## start SUPPLIED RECORDS
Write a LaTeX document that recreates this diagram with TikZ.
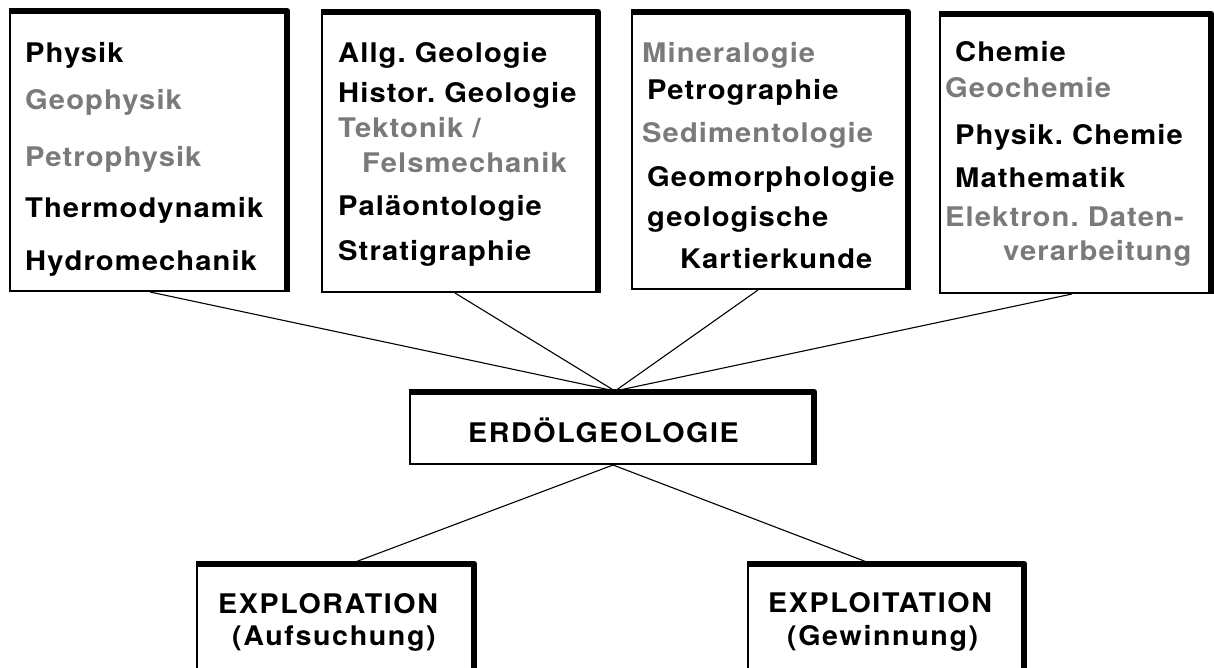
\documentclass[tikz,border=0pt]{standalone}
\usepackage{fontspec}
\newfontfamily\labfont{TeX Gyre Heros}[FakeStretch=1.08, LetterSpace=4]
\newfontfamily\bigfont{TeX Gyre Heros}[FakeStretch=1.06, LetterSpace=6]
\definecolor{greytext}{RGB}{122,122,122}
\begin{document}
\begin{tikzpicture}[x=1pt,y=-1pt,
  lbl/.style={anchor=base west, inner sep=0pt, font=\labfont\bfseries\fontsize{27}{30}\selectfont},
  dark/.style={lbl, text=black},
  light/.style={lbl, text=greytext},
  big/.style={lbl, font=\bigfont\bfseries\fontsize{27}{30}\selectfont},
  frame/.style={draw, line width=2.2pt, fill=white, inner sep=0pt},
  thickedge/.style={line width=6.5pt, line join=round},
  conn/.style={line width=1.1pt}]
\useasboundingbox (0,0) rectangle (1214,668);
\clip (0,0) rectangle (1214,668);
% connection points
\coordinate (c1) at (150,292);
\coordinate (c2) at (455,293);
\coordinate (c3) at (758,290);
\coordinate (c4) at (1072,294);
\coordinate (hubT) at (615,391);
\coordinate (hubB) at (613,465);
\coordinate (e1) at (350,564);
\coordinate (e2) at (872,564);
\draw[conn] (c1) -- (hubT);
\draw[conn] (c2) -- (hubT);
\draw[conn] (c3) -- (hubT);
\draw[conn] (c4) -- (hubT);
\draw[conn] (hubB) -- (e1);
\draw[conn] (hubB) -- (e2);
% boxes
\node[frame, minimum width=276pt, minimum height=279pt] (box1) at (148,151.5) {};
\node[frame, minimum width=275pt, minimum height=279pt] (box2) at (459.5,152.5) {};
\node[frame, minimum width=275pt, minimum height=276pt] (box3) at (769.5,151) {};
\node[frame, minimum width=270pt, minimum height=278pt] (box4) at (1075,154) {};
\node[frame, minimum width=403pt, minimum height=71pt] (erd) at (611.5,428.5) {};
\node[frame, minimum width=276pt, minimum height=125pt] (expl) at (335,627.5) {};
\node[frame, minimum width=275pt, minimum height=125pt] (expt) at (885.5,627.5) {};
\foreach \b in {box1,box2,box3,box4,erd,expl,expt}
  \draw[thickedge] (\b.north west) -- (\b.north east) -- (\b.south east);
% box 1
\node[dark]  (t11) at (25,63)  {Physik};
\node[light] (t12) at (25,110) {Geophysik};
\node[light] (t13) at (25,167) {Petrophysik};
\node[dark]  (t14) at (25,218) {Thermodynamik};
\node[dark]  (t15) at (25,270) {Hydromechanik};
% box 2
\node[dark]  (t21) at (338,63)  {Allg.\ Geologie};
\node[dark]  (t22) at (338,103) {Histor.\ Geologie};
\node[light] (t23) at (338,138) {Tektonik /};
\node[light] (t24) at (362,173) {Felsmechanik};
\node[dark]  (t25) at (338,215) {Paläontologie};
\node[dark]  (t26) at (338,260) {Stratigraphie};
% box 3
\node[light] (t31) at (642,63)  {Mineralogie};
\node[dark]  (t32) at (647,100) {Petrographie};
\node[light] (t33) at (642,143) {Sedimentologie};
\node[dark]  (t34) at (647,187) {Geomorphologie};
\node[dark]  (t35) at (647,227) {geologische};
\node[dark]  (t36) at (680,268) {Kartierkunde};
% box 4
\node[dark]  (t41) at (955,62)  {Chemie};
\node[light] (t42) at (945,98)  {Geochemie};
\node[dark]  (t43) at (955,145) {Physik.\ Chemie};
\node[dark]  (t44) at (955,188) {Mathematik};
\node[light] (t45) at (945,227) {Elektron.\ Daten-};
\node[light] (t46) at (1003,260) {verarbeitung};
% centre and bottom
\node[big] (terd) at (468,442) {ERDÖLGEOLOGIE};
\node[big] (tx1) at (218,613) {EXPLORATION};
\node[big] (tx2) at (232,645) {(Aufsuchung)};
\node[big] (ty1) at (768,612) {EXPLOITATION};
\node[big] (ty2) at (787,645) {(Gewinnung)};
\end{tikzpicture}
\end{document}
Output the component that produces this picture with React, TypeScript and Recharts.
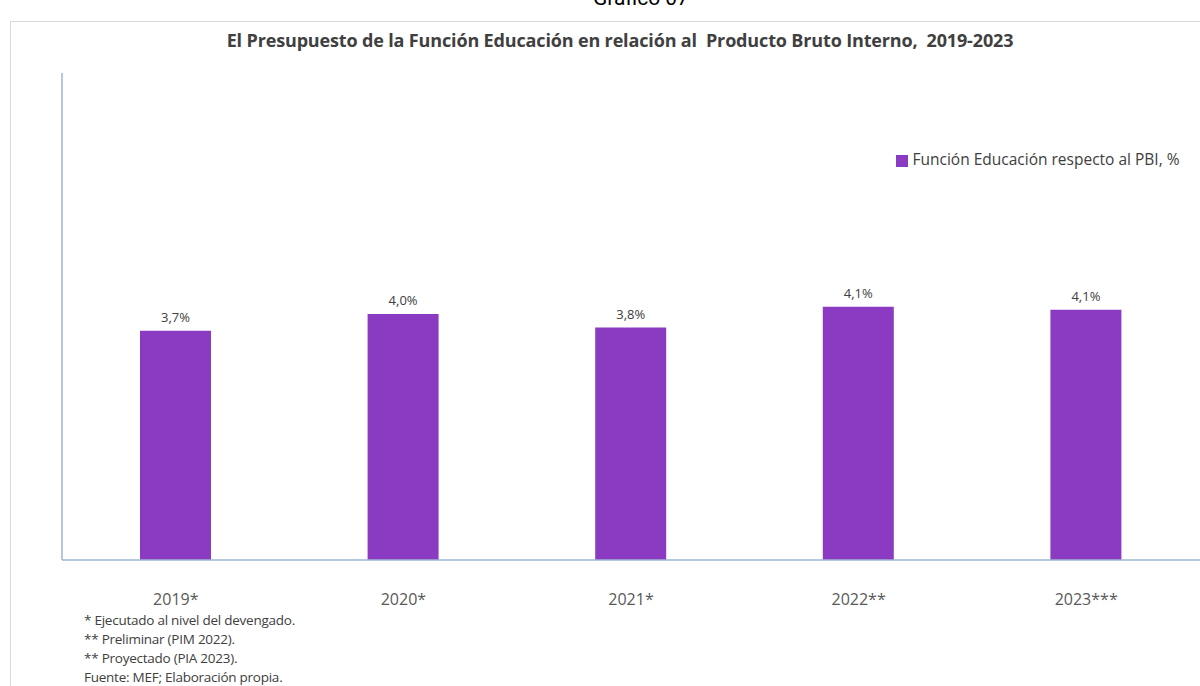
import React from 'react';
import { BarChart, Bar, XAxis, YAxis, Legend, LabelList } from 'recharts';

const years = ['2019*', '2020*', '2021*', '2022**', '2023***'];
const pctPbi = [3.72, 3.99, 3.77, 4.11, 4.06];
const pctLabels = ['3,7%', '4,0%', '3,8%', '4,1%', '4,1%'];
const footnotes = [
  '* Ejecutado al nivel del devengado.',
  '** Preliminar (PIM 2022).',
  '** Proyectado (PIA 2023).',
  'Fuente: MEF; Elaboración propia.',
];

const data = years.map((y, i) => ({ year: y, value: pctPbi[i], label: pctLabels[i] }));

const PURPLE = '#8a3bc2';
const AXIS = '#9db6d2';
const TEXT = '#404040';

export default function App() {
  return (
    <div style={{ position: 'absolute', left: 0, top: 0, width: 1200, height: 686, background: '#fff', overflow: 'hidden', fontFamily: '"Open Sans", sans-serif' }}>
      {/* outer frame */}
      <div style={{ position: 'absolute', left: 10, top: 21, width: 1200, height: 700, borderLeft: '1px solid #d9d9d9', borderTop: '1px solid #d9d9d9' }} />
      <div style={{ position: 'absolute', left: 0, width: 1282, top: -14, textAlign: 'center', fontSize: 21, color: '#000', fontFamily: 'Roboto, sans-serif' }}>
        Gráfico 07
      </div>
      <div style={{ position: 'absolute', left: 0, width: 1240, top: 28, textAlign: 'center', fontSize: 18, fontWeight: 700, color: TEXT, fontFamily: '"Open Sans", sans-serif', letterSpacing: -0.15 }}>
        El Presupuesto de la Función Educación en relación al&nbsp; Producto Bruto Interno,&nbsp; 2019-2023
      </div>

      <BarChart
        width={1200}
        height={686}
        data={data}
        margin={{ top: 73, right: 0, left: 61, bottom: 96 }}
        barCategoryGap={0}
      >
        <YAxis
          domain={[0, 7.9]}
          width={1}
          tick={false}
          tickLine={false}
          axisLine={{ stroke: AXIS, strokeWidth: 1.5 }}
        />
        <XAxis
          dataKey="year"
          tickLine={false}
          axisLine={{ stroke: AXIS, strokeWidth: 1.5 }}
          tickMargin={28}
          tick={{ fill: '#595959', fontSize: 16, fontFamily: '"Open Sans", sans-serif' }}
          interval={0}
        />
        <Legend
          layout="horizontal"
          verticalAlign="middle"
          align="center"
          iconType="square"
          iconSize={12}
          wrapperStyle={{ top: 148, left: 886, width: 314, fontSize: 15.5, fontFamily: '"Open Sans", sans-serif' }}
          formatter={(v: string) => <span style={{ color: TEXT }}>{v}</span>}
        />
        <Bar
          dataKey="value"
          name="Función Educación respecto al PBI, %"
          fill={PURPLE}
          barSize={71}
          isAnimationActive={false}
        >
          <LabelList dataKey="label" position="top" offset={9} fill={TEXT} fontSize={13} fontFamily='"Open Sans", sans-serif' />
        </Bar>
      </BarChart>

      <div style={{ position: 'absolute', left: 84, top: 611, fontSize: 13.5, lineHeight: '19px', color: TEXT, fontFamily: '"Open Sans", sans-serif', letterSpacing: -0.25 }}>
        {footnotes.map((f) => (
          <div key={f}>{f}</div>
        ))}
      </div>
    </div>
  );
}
## end SUPPLIED RECORDS
SET EXERCISE –
Leave out every picture, then retype exactly the lines from the one containing "Output the component" through the one containing "const TEXT = '#404040';".

RESPONSE –
Output the component that produces this picture with React, TypeScript and Recharts.
import React from 'react';
import { BarChart, Bar, XAxis, YAxis, Legend, LabelList } from 'recharts';

const years = ['2019*', '2020*', '2021*', '2022**', '2023***'];
const pctPbi = [3.72, 3.99, 3.77, 4.11, 4.06];
const pctLabels = ['3,7%', '4,0%', '3,8%', '4,1%', '4,1%'];
const footnotes = [
  '* Ejecutado al nivel del devengado.',
  '** Preliminar (PIM 2022).',
  '** Proyectado (PIA 2023).',
  'Fuente: MEF; Elaboración propia.',
];

const data = years.map((y, i) => ({ year: y, value: pctPbi[i], label: pctLabels[i] }));

const PURPLE = '#8a3bc2';
const AXIS = '#9db6d2';
const TEXT = '#404040';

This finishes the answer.